**YOUR GOAL:** Exactly retype the lines from the top of the data through the line containing "ax = fig.add_axes([70", leaving out every picture.

**SUPPLIED DATA:**
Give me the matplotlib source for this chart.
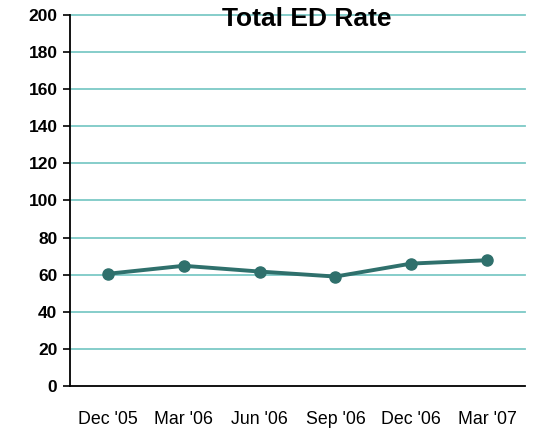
import matplotlib
matplotlib.use("Agg")
import matplotlib.pyplot as plt

plt.rcParams['font.family'] = ['Liberation Sans', 'DejaVu Sans']

quarters = ["Dec '05", "Mar '06", "Jun '06", "Sep '06", "Dec '06", "Mar '07"]
ed_rate = [60.5, 64.8, 61.7, 59.0, 66.0, 67.8]
y_ticks = list(range(0, 201, 20))

fig = plt.figure(figsize=(5.34, 4.29), dpi=100)
ax = fig.add_axes([70 / 534, 1 - 386 / 429, 455 / 534, 371 / 429])

for yv in y_ticks[1:]:
    ax.axhline(yv, color='#7cc9c6', lw=1.3, zorder=1, clip_on=False)

x = list(range(len(quarters)))
ax.plot(x, ed_rate, color='#2f706c', lw=2.8, marker='o', ms=8,
        markerfacecolor='#2f706c', markeredgecolor='#2f706c', zorder=3)

ax.set_xlim(-0.5, len(quarters) - 0.5)
ax.set_ylim(0, 200)
ax.set_yticks(y_ticks)
ax.set_yticklabels([str(v) for v in y_ticks], fontsize=12.5, fontweight='bold')
ax.set_xticks(x)
ax.set_xticklabels(quarters, fontsize=12.8)
ax.tick_params(axis='x', length=0, pad=18)
ax.tick_params(axis='y', length=5, width=1.2, pad=4, direction='out')

for side in ('top', 'right'):
    ax.spines[side].set_visible(False)
ax.spines['left'].set_linewidth(1.3)
ax.spines['bottom'].set_linewidth(1.3)

ax.text(0.52, 0.99, "Total ED Rate", transform=ax.transAxes, ha='center', va='center',
        fontsize=19, fontweight='bold', zorder=5)

fig.savefig("out.png", dpi=100)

**THE REPLY:**
Give me the matplotlib source for this chart.
import matplotlib
matplotlib.use("Agg")
import matplotlib.pyplot as plt

plt.rcParams['font.family'] = ['Liberation Sans', 'DejaVu Sans']

quarters = ["Dec '05", "Mar '06", "Jun '06", "Sep '06", "Dec '06", "Mar '07"]
ed_rate = [60.5, 64.8, 61.7, 59.0, 66.0, 67.8]
y_ticks = list(range(0, 201, 20))

fig = plt.figure(figsize=(5.34, 4.29), dpi=100)
ax = fig.add_axes([70 / 534, 1 - 386 / 429, 455 / 534, 371 / 429])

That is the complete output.